Take, for example, Warhol’s screen-prints: Warhol is understood as ‘author’ of these images (even though he frequently didn’t make the prints himself). They are exhibited as ‘Warhols’ and the identity of the original photographer negated: the process is overtly one of paint and paper and the human hand is everywhere present. The Marilyn photos themselves are understood as fictionalised to a certain extent even before Warhol’s intervention – as icon of beauty and gender, she has a cultural meaning that Warhol accentuates – and understood as staged glamour shots. And yet there persists, deliberately, a mechanical surplus which escapes any intention to interpreted, and the screen prints are careful to retain the faintest echo of this: they remain photographs. Had this been a painting of a photograph, however faithful, the mechanical chain would have been broken – although, and this is crucial, the painting would have to be ‘understood’ as a painting, and not a photograph. It is this ‘understanding’ of the photograph’s unique quality of mechanical ‘surplus’ on which rests the cultural meanings of photographic ‘truth’ and makes possible the myriad strategies and games of communicating the photographic image. 

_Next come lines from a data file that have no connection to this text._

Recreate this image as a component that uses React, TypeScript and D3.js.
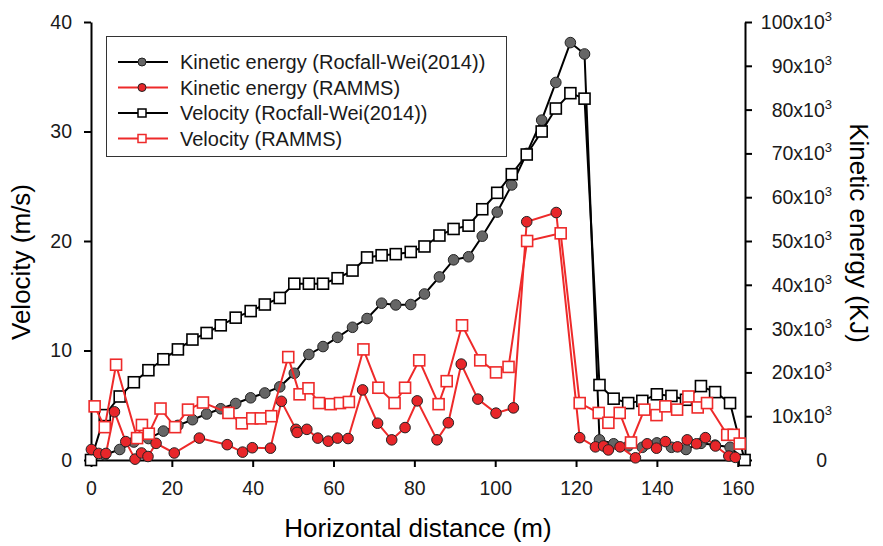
import React, { useEffect, useRef } from "react";
import * as d3 from "d3";

// Rocfall-Wei(2014): same stations for velocity and kinetic energy
const rocX = [
  0, 3.4, 7.1, 10.6, 14.2, 17.9, 21.5, 25.1, 28.6, 32.1, 35.8, 39.5, 43.0, 46.7,
  50.3, 53.9, 57.4, 61.0, 64.7, 68.3, 71.9, 75.4, 79.1, 82.5, 86.2, 89.7, 93.4,
  96.8, 100.5, 104.1, 107.8, 111.5, 115.0, 118.6, 122.1, 125.8, 129.3, 132.9,
  136.4, 140.0, 143.6, 147.2, 150.9, 154.4, 158.1, 161.7,
];
const rocVelocity = [
  0, 4.1, 5.8, 7.1, 8.2, 9.2, 10.1, 11.0, 11.6, 12.3, 13.0, 13.6, 14.2, 14.8,
  16.1, 16.1, 16.1, 16.6, 17.3, 18.5, 18.7, 18.8, 19.0, 19.5, 20.5, 21.1, 21.4,
  22.9, 24.4, 26.1, 27.9, 30.0, 32.1, 33.5, 33.0, 6.85, 5.6, 5.2, 5.4, 6.0,
  5.85, 5.5, 6.75, 6.2, 5.2, 0,
];
const rocEnergy = [
  0.3, 1.2, 2.4, 4.1, 4.9, 6.6, 7.9, 9.2, 10.5, 11.7, 12.9, 14.2, 15.3, 16.7,
  19.8, 24.1, 25.9, 28.0, 30.3, 32.3, 35.8, 35.4, 35.5, 37.9, 41.8, 45.7, 46.4,
  51.1, 56.6, 62.8, 70.0, 77.6, 86.2, 95.3, 92.7, 4.6, 3.7, 3.2, 2.9, 3.9, 2.9,
  2.4, 3.8, 3.4, 2.9, 0,
];

// RAMMS velocity
const rammsVelX = [
  0.9, 3.4, 6.2, 11.4, 12.6, 14.3, 17.2, 20.8, 24.0, 27.7, 34.0, 37.3, 39.9,
  42.0, 44.6, 48.8, 51.6, 53.8, 56.4, 59.3, 61.6, 63.8, 67.4, 71.1, 75.1, 77.7,
  81.2, 86.0, 88.0, 91.8, 96.3, 100.2, 103.3, 107.9, 116.2, 120.9, 125.6,
  128.0, 130.8, 133.6, 136.9, 139.9, 142.1, 145.0, 147.8, 150.1, 152.4, 157.4,
  159.0, 160.5,
];
const rammsVelocity = [
  4.9, 3.0, 8.7, 2.0, 3.2, 2.4, 4.7, 3.0, 4.6, 5.25, 4.3, 3.35, 3.8, 3.8, 4.0,
  9.4, 6.0, 6.55, 5.2, 5.1, 5.2, 5.3, 10.1, 6.6, 5.2, 6.6, 9.1, 5.1, 7.2, 12.3,
  9.1, 8.0, 8.5, 20.0, 20.7, 5.2, 4.3, 3.4, 4.3, 1.6, 4.6, 4.1, 4.9, 4.6, 5.8,
  4.8, 5.2, 2.3, 2.3, 1.5,
];

// RAMMS kinetic energy (x10^3 kJ)
const rammsKeX = [
  0.1, 1.9, 3.7, 5.8, 8.6, 10.9, 12.5, 14.1, 16.1, 20.6, 26.8, 33.7, 37.5, 39.9,
  44.4, 47.1, 50.7, 51.0, 53.4, 56.1, 58.7, 61.0, 63.6, 67.2, 70.9, 74.4, 77.7,
  80.7, 85.6, 88.4, 91.6, 95.7, 100.2, 104.5, 107.8, 115.1, 120.9, 124.8,
  126.8, 128.0, 130.9, 134.7, 137.6, 139.9, 142.1, 145.1, 147.5, 149.8, 152.0,
  154.5, 157.8, 159.4,
];
const rammsEnergy = [
  2.4, 1.5, 1.5, 11.0, 4.2, 0.2, 1.6, 0.8, 3.8, 1.6, 5.0, 3.5, 1.8, 2.8, 2.7,
  13.4, 7.0, 6.3, 7.0, 5.0, 4.3, 5.0, 4.9, 16.0, 8.4, 4.6, 7.4, 13.5, 4.6, 8.5,
  21.9, 13.9, 10.7, 11.9, 54.4, 56.5, 5.1, 3.0, 3.2, 2.3, 3.0, 0.5, 3.7, 2.7,
  4.2, 3.0, 4.6, 3.7, 5.1, 3.2, 0.9, 0.6,
];

const xTicks = [0, 20, 40, 60, 80, 100, 120, 140, 160];
const velocityTicks = [0, 10, 20, 30, 40];
const energyTicks = [0, 10, 20, 30, 40, 50, 60, 70, 80, 90, 100];

const legendLabels = [
  "Kinetic energy (Rocfall-Wei(2014))",
  "Kinetic energy (RAMMS)",
  "Velocity (Rocfall-Wei(2014))",
  "Velocity (RAMMS)",
];

const width = 883;
const height = 546;
const margin = { top: 22, right: 138, bottom: 86, left: 91 };
const font = "'Liberation Sans', Arial, sans-serif";
const red = "#ee2a2a";

function App() {
  const ref = useRef<SVGSVGElement>(null);

  useEffect(() => {
    const svg = d3.select(ref.current);
    svg.selectAll("*").remove();

    const x = d3
      .scaleLinear()
      .domain([0, 161.8])
      .range([margin.left, width - margin.right]);
    const yVel = d3
      .scaleLinear()
      .domain([0, 40])
      .range([height - margin.bottom, margin.top]);
    const yKe = d3
      .scaleLinear()
      .domain([0, 100])
      .range([height - margin.bottom, margin.top]);

    // axes
    const styleAxis = (g) => {
      g.selectAll("path, line").attr("stroke", "#000").attr("stroke-width", 2);
      g.selectAll("text")
        .attr("font-family", font)
        .attr("font-size", 19.5)
        .attr("fill", "#1a1a1a");
    };

    svg
      .append("g")
      .attr("transform", `translate(0,${height - margin.bottom})`)
      .call(
        d3.axisBottom(x).tickValues(xTicks).tickSize(7).tickSizeOuter(0).tickPadding(14)
      )
      .call(styleAxis);

    svg
      .append("g")
      .attr("transform", `translate(${margin.left},0)`)
      .call(
        d3.axisLeft(yVel).tickValues(velocityTicks).tickSize(7).tickSizeOuter(0).tickPadding(12)
      )
      .call(styleAxis);

    const right = svg
      .append("g")
      .attr("transform", `translate(${width - margin.right},0)`)
      .call(
        d3.axisRight(yKe).tickValues(energyTicks).tickSize(7).tickSizeOuter(0).tickFormat(() => "")
      )
      .call(styleAxis);

    // right tick labels with superscript
    energyTicks.forEach((t) => {
      const txt = right
        .append("text")
        .attr("x", 87)
        .attr("y", yKe(t) + 7)
        .attr("text-anchor", "end")
        .attr("font-family", font)
        .attr("font-size", 19.5)
        .attr("fill", "#1a1a1a");
      if (t === 0) {
        txt.attr("x", 82).text("0");
      } else {
        txt.append("tspan").text(`${t}x10`);
        txt.append("tspan").attr("dy", -8).attr("font-size", 13).text("3");
      }
    });

    // axis titles
    svg
      .append("text")
      .attr("x", (margin.left + width - margin.right) / 2)
      .attr("y", 537)
      .attr("text-anchor", "middle")
      .attr("font-family", font)
      .attr("font-size", 26)
      .text("Horizontal distance (m)");

    svg
      .append("text")
      .attr("transform", `translate(30,262) rotate(-90)`)
      .attr("text-anchor", "middle")
      .attr("font-family", font)
      .attr("font-size", 26)
      .text("Velocity (m/s)");

    svg
      .append("text")
      .attr("transform", `translate(850,${(margin.top + height - margin.bottom) / 2 - 8}) rotate(90)`)
      .attr("text-anchor", "middle")
      .attr("font-family", font)
      .attr("font-size", 26)
      .text("Kinetic energy (KJ)");

    // series
    const rocVelPts = rocX.map((d, i) => [x(d), yVel(rocVelocity[i])]);
    const rocKePts = rocX.map((d, i) => [x(d), yKe(rocEnergy[i])]);
    const rammsVelPts = rammsVelX.map((d, i) => [x(d), yVel(rammsVelocity[i])]);
    const rammsKePts = rammsKeX.map((d, i) => [x(d), yKe(rammsEnergy[i])]);

    const line = d3.line();

    const drawCircles = (pts, color, fill) => {
      svg.append("path").attr("d", line(pts)).attr("fill", "none").attr("stroke", color).attr("stroke-width", 2);
      svg
        .append("g")
        .selectAll("circle")
        .data(pts)
        .join("circle")
        .attr("cx", (d) => d[0])
        .attr("cy", (d) => d[1])
        .attr("r", 5.3)
        .attr("fill", fill)
        .attr("stroke", "#222")
        .attr("stroke-width", 1);
    };
    const drawSquares = (pts, color) => {
      svg.append("path").attr("d", line(pts)).attr("fill", "none").attr("stroke", color).attr("stroke-width", 2);
      svg
        .append("g")
        .selectAll("rect")
        .data(pts)
        .join("rect")
        .attr("x", (d) => d[0] - 5.5)
        .attr("y", (d) => d[1] - 5.5)
        .attr("width", 11)
        .attr("height", 11)
        .attr("fill", "#fff")
        .attr("stroke", color)
        .attr("stroke-width", 1.6);
    };

    drawCircles(rocKePts, "#000", "#666");
    drawSquares(rocVelPts, "#000");
    drawCircles(rammsKePts, red, "#e8262a");
    drawSquares(rammsVelPts, red);

    // legend
    const lg = svg.append("g");
    lg.append("rect")
      .attr("x", 106.5)
      .attr("y", 36.5)
      .attr("width", 400)
      .attr("height", 120)
      .attr("fill", "#fff")
      .attr("stroke", "#333")
      .attr("stroke-width", 1);
    legendLabels.forEach((label, i) => {
      const cy = 62 + i * 25.5;
      const color = i % 2 === 0 ? "#000" : red;
      lg.append("line")
        .attr("x1", 118)
        .attr("x2", 168)
        .attr("y1", cy)
        .attr("y2", cy)
        .attr("stroke", color)
        .attr("stroke-width", 2);
      if (i < 2) {
        lg.append("circle")
          .attr("cx", 142)
          .attr("cy", cy)
          .attr("r", 4)
          .attr("fill", i === 0 ? "#666" : "#e8262a")
          .attr("stroke", "#222")
          .attr("stroke-width", 1);
      } else {
        lg.append("rect")
          .attr("x", 138)
          .attr("y", cy - 4)
          .attr("width", 8)
          .attr("height", 8)
          .attr("fill", "#fff")
          .attr("stroke", color)
          .attr("stroke-width", 1.5);
      }
      lg.append("text")
        .attr("x", 180)
        .attr("y", cy + 7)
        .attr("font-family", font)
        .attr("font-size", 20)
        .attr("fill", "#1a1a1a")
        .text(label);
    });
  }, []);

  return (
    <svg
      ref={ref}
      width={width}
      height={height}
      style={{ position: "absolute", left: 0, top: 0, background: "#fff" }}
    />
  );
}

export default App;
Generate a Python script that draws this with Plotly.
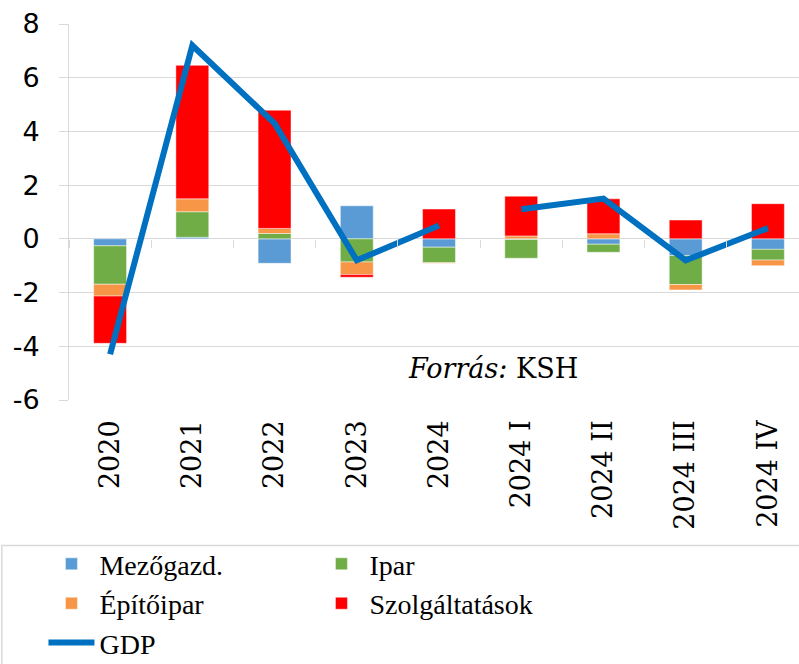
import plotly.graph_objects as go

categories = ["2020", "2021", "2022", "2023", "2024", "2024 I", "2024 II", "2024 III", "2024 IV"]
mezogazd = [-0.26, 0.06, -0.91, 1.23, -0.31, -0.02, -0.20, -0.62, -0.39]
ipar = [-1.43, 0.95, 0.20, -0.86, -0.58, -0.70, -0.30, -1.08, -0.40]
epitoipar = [-0.44, 0.48, 0.19, -0.47, -0.02, 0.11, 0.19, -0.20, -0.21]
szolgaltatas = [-1.76, 4.97, 4.40, -0.10, 1.11, 1.48, 1.30, 0.70, 1.31]
gdp = [-4.3, 7.2, 4.3, -0.8, 0.5, 1.1, 1.5, -0.8, 0.4]
y_ticks = [-6, -4, -2, 0, 2, 4, 6, 8]
y_tick_labels = ["-6", "-4", "-2", "0", "2", "4", "6", "8"]

grid = "#D9D9D9"
edge = dict(color="rgba(255,255,255,0.45)", width=1)

fig = go.Figure()
series = [
    ("Mezőgazd.", mezogazd, "#5B9BD5"),
    ("Ipar", ipar, "#70AD47"),
    ("Építőipar", epitoipar, "#F79646"),
    ("Szolgáltatások", szolgaltatas, "#FF0000"),
]
for name, vals, col in series:
    fig.add_trace(go.Bar(x=categories, y=vals, name=name,
                         marker=dict(color=col, line=edge)))

n_annual = 5
fig.add_trace(go.Scatter(x=categories[:n_annual], y=gdp[:n_annual], name="GDP",
                         mode="lines", legendgroup="gdp",
                         line=dict(color="#0070C0", width=6)))
fig.add_trace(go.Scatter(x=categories[n_annual:], y=gdp[n_annual:], name="GDP",
                         mode="lines", legendgroup="gdp", showlegend=False,
                         line=dict(color="#0070C0", width=6)))

x_range = [-0.5, 8.378]
fig.update_layout(
    width=799, height=664,
    margin=dict(l=69, r=0, t=24, b=264, autoexpand=False),
    paper_bgcolor="white", plot_bgcolor="white",
    barmode="relative", bargap=0.6,
    showlegend=True,
    legend=dict(orientation="h", x=-0.035, y=-0.37, xanchor="left", yanchor="top",
                font=dict(family="Liberation Serif", size=28, color="black"),
                bgcolor="rgba(0,0,0,0)", borderwidth=0,
                entrywidth=209, entrywidthmode="pixels",
                itemwidth=46, traceorder="normal"),
    xaxis=dict(type="category", range=x_range, showgrid=False, showline=False,
               zeroline=False, ticks="", tickangle=-90, automargin=False,
               tickfont=dict(family="DejaVu Serif", size=27, color="black"),
               ticklabelstandoff=14),
    xaxis2=dict(overlaying="x", anchor="free", position=6/14, range=x_range,
                type="linear", tickmode="array",
                tickvals=[i + 0.5 for i in range(-1, 9)],
                ticks="outside", ticklen=8, tickcolor=grid, tickwidth=1,
                showticklabels=False, showgrid=False, zeroline=False,
                showline=False, automargin=False),
    yaxis=dict(range=[-6, 8], tickmode="array", tickvals=y_ticks,
               ticktext=y_tick_labels, showgrid=True, gridcolor=grid,
               gridwidth=1, zeroline=True, zerolinecolor=grid, zerolinewidth=1,
               showline=True, linecolor=grid, linewidth=1, automargin=False,
               ticks="outside", ticklen=9, tickcolor=grid,
               tickfont=dict(family="DejaVu Sans", size=27, color="black"),
               ticklabelstandoff=14),
    shapes=[dict(type="rect", xref="paper", yref="paper",
                 x0=-0.092, x1=1.05, y0=-0.387, y1=-0.8,
                 line=dict(color=grid, width=1.5), fillcolor="rgba(0,0,0,0)",
                 layer="below")],
    annotations=[dict(text="<i>Forrás:</i> KSH", xref="paper", yref="paper",
                      x=0.70, y=0.085, xanchor="right", yanchor="middle",
                      showarrow=False,
                      font=dict(family="DejaVu Serif", size=27, color="black"))],
)
fig.add_trace(go.Scatter(x=[None], y=[None], xaxis="x2", showlegend=False,
                         hoverinfo="skip"))

fig.write_html("out.html", config={"displayModeBar": False},
               post_script="document.body.style.margin='0';document.body.style.overflow='hidden';")
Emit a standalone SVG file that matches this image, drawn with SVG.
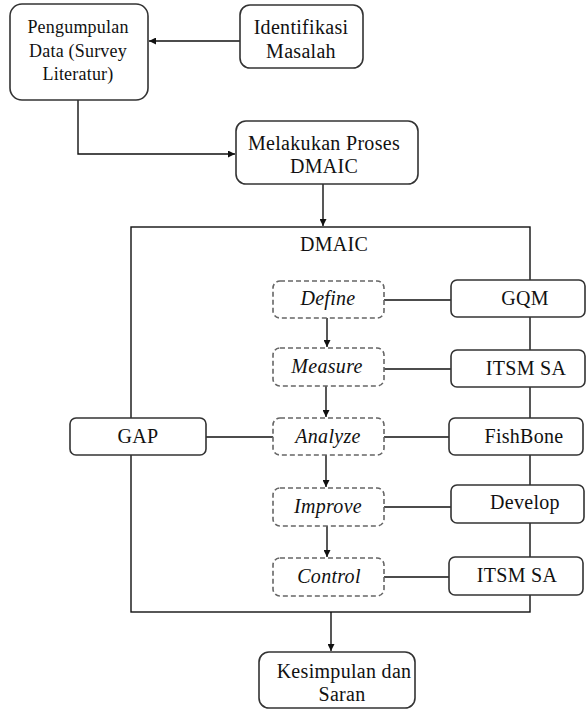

Even in the era of deep-fakes, I don’t believe any photograph can escape questions of veracity – even if it positions itself to argue against this, whether tableau, digitally enhanced, in the gallery or used for publicity. Public scepticism might be more attuned to it, but there remains a contract of truth between photographer and viewer, even if that truth is as basic as the photograph being a photograph and not another medium.